Making friends as an adult is hard everywhere; Fredericton's advantage is that its social infrastructure is small enough to actually penetrate. The proven routes: recreational sport (the Pickleball Club grew from 24 players in 2015 to over 400 members; Active Fredericton runs adult leagues in nearly everything), Unplugged board-game café (the city's best go-alone-leave-with-people venue), festival volunteering (Harvest and Silver Wave are classic integration hacks), free trail-running groups, and taprooms as third places. The rule that governs all of it: show up repeatedly. Fredericton rewards regulars.

The problem, stated honestly

Adult friendship runs on three ingredients — proximity, repetition, and unguarded time — and modern life is engineered to eliminate all three. Fredericton adds a local wrinkle: much of the city grew up here, went to high school together, and arrives at adulthood with a full social calendar. Newcomers sometimes read this as coldness. It isn't; it's fullness. Nobody is excluding you — they just haven't noticed the vacancy you're hoping to fill.

The fix is structural, not personal: you need recurring, scheduled contact with the same people, which is precisely what leagues, clubs, and volunteer shifts manufacture. The good news is that Fredericton is unusually rich in these for its size, and small enough that showing up three times makes you a regular, whereas in Toronto it makes you a stranger with a punch card.

If you've just arrived, this guide pairs naturally with our real-talk moving guide — and if you're settling in with kids, the parent networks in our family guide are their own friendship machine.

Exhibit A: the pickleball explosion

If you want proof that Fredericton's social infrastructure works, look at pickleball. The Fredericton Pickleball Club started in 2015 with 24 players. It now counts over 400 members, plays across 81 courts at 15 locations, and runs on more than 80 volunteers. That is not a sports statistic; that's a social phenomenon wearing athletic shorts.

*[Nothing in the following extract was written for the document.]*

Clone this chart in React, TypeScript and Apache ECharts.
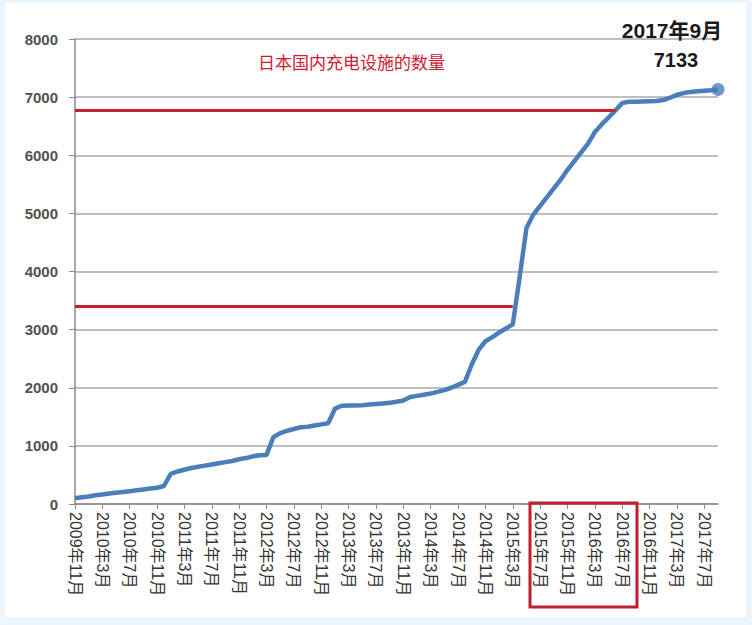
import React, { useEffect, useRef } from "react";
import * as echarts from "echarts";

const months: string[] = [
  "2009年11月", "2009年12月",
  "2010年1月", "2010年2月", "2010年3月", "2010年4月", "2010年5月", "2010年6月", "2010年7月", "2010年8月", "2010年9月", "2010年10月", "2010年11月", "2010年12月",
  "2011年1月", "2011年2月", "2011年3月", "2011年4月", "2011年5月", "2011年6月", "2011年7月", "2011年8月", "2011年9月", "2011年10月", "2011年11月", "2011年12月",
  "2012年1月", "2012年2月", "2012年3月", "2012年4月", "2012年5月", "2012年6月", "2012年7月", "2012年8月", "2012年9月", "2012年10月", "2012年11月", "2012年12月",
  "2013年1月", "2013年2月", "2013年3月", "2013年4月", "2013年5月", "2013年6月", "2013年7月", "2013年8月", "2013年9月", "2013年10月", "2013年11月", "2013年12月",
  "2014年1月", "2014年2月", "2014年3月", "2014年4月", "2014年5月", "2014年6月", "2014年7月", "2014年8月", "2014年9月", "2014年10月", "2014年11月", "2014年12月",
  "2015年1月", "2015年2月", "2015年3月", "2015年4月", "2015年5月", "2015年6月", "2015年7月", "2015年8月", "2015年9月", "2015年10月", "2015年11月", "2015年12月",
  "2016年1月", "2016年2月", "2016年3月", "2016年4月", "2016年5月", "2016年6月", "2016年7月", "2016年8月", "2016年9月", "2016年10月", "2016年11月", "2016年12月",
  "2017年1月", "2017年2月", "2017年3月", "2017年4月", "2017年5月", "2017年6月", "2017年7月", "2017年8月", "2017年9月",
];

const chargers: number[] = [
  100, 115,
  130, 150, 165, 180, 195, 205, 220, 235, 250, 265, 280, 310,
  520, 560, 590, 620, 640, 660, 680, 700, 720, 740, 770, 790,
  820, 840, 845, 1150, 1220, 1260, 1290, 1320, 1330, 1350, 1370, 1390,
  1640, 1690, 1695, 1695, 1700, 1710, 1720, 1730, 1740, 1760, 1780, 1840,
  1860, 1880, 1900, 1930, 1960, 2000, 2050, 2100, 2400, 2650, 2800, 2870,
  2950, 3020, 3090, 3900, 4750, 4980, 5130, 5280, 5430, 5580, 5750, 5900,
  6050, 6200, 6400, 6530, 6650, 6770, 6900, 6920, 6920, 6925, 6930, 6935,
  6950, 6990, 7040, 7070, 7090, 7100, 7110, 7120, 7133,
];

const yTicks: number[] = [0, 1000, 2000, 3000, 4000, 5000, 6000, 7000, 8000];

// reference lines: [value, end category]
const refLevels: number[] = [6770, 3410];
const refEnds: string[] = ["2016年6月", "2015年3月"];

const titleText = "日本国内充电设施的数量";
const latestLabel = "2017年9月";
const latestValue = "7133";

export default function App() {
  const ref = useRef<HTMLDivElement>(null);
  useEffect(() => {
    if (!ref.current) return;
    const chart = echarts.init(ref.current, undefined, { renderer: "svg" });
    const font = '"Liberation Sans", "Noto Sans CJK SC", sans-serif';
    const last = months.length - 1;
    chart.setOption({
      animation: false,
      backgroundColor: "#ecf4fc",
      textStyle: { fontFamily: font },
      grid: { left: 75, right: 34, top: 39, bottom: 121, containLabel: false },
      graphic: [
        { type: "rect", z: -10, silent: true, shape: { x: 5, y: 3, width: 741, height: 614 }, style: { fill: "#ffffff" } },
        {
          type: "text", x: 258, y: 63, z: 10,
          style: { text: titleText, fill: "#cc2030", fontSize: 17, fontFamily: font, align: "left", verticalAlign: "middle" },
        },
        {
          type: "text", x: 672, y: 30, z: 10,
          style: { text: latestLabel, fill: "#1a1a1a", fontSize: 21, fontWeight: "bold", fontFamily: font, align: "center", verticalAlign: "middle" },
        },
        {
          type: "text", x: 676, y: 60, z: 10,
          style: { text: latestValue, fill: "#1a1a1a", fontSize: 20, fontWeight: "bold", fontFamily: font, align: "center", verticalAlign: "middle" },
        },
        {
          type: "rect", z: 10, silent: true,
          shape: { x: 530, y: 503, width: 107, height: 104 },
          style: { fill: "none", stroke: "#c21f2d", lineWidth: 3 },
        },
      ],
      xAxis: {
        type: "category",
        data: months,
        boundaryGap: false,
        axisLine: { lineStyle: { color: "#8a8a8a", width: 1.5 } },
        axisTick: { show: true, interval: 3, length: 5, lineStyle: { color: "#8a8a8a" } },
        axisLabel: {
          interval: 3, rotate: -90, margin: 8, fontSize: 16, color: "#333",
          fontFamily: font,
        },
        splitLine: { show: false },
      },
      yAxis: {
        type: "value",
        min: yTicks[0],
        max: yTicks[yTicks.length - 1],
        interval: 1000,
        axisLine: { show: true, lineStyle: { color: "#8a8a8a", width: 1.5 } },
        axisTick: { show: true, length: 6, lineStyle: { color: "#8a8a8a" } },
        axisLabel: {
          fontSize: 15, fontWeight: "bold", color: "#505050", margin: 17, fontFamily: font,
          formatter: (v: number) => String(v),
        },
        splitLine: { show: true, lineStyle: { color: "#a8a8a8", width: 1.5 } },
      },
      series: [
        {
          type: "line",
          data: chargers,
          showSymbol: false,
          symbol: "none",
          lineStyle: { color: "#4a7ebb", width: 4.5 },
          itemStyle: { color: "#4a7ebb" },
          z: 3,
          markLine: {
            silent: true,
            symbol: ["none", "none"],
            label: { show: false },
            lineStyle: { color: "#c8202e", width: 3, type: "solid" },
            data: refLevels.map((v, i) => [
              { coord: [months[0], v] },
              { coord: [refEnds[i], v] },
            ]),
          },
        },
        {
          type: "scatter",
          data: chargers.map((v, i) => (i === last ? v : null)),
          symbol: "circle",
          symbolSize: 13,
          itemStyle: { color: "#4a7ebb" },
          z: 4,
        },
      ],
    });
    return () => chart.dispose();
  }, []);
  return (
    <div
      ref={ref}
      style={{ position: "fixed", left: 0, top: 0, width: 752, height: 625 }}
    />
  );
}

Why it works as a friendship engine: games are short, partners rotate constantly, skill floors are forgiving, and the demographic runs from twenty-somethings to retirees — meaning you meet people outside your age bracket, which is where small-city social networks actually knit together. Show up to open play three or four times and people know your name; that's the entire trick.

And if pickleball isn't your sport, treat it as the template: find the activity with rotating partners, low stakes, and a scheduled recurring time. The mechanism, not the paddle, is what makes friends.

The rec-league buffet

Fredericton's adult recreational scene is genuinely deep for a city this size. Active Fredericton runs adult leagues across volleyball, ultimate frisbee, basketball, dodgeball, soccer, handball, floorball, kickball, and multi-sport formats — most with explicitly casual tiers where enthusiasm outranks ability. LUG Sports operates here too, and hockey players have the Fredericton Adult Hockey League, plus a ball hockey league that added a Masters 40+ division in 2024 — a quiet acknowledgment that knees age faster than competitiveness.

The strategy that veterans recommend:

  • Join as an individual, not with a friend. Solo sign-ups get placed on teams of other solo sign-ups — which is to say, teams of people who are all there to meet people.
  • Pick the sport you're mediocre at. Being slightly bad is socially magnetic; being excellent is isolating and being terrible is stressful. Mediocrity is where the laughing happens.
  • Stay for the after. The post-game taproom visit is where teammates become friends. Skipping it is skipping the point.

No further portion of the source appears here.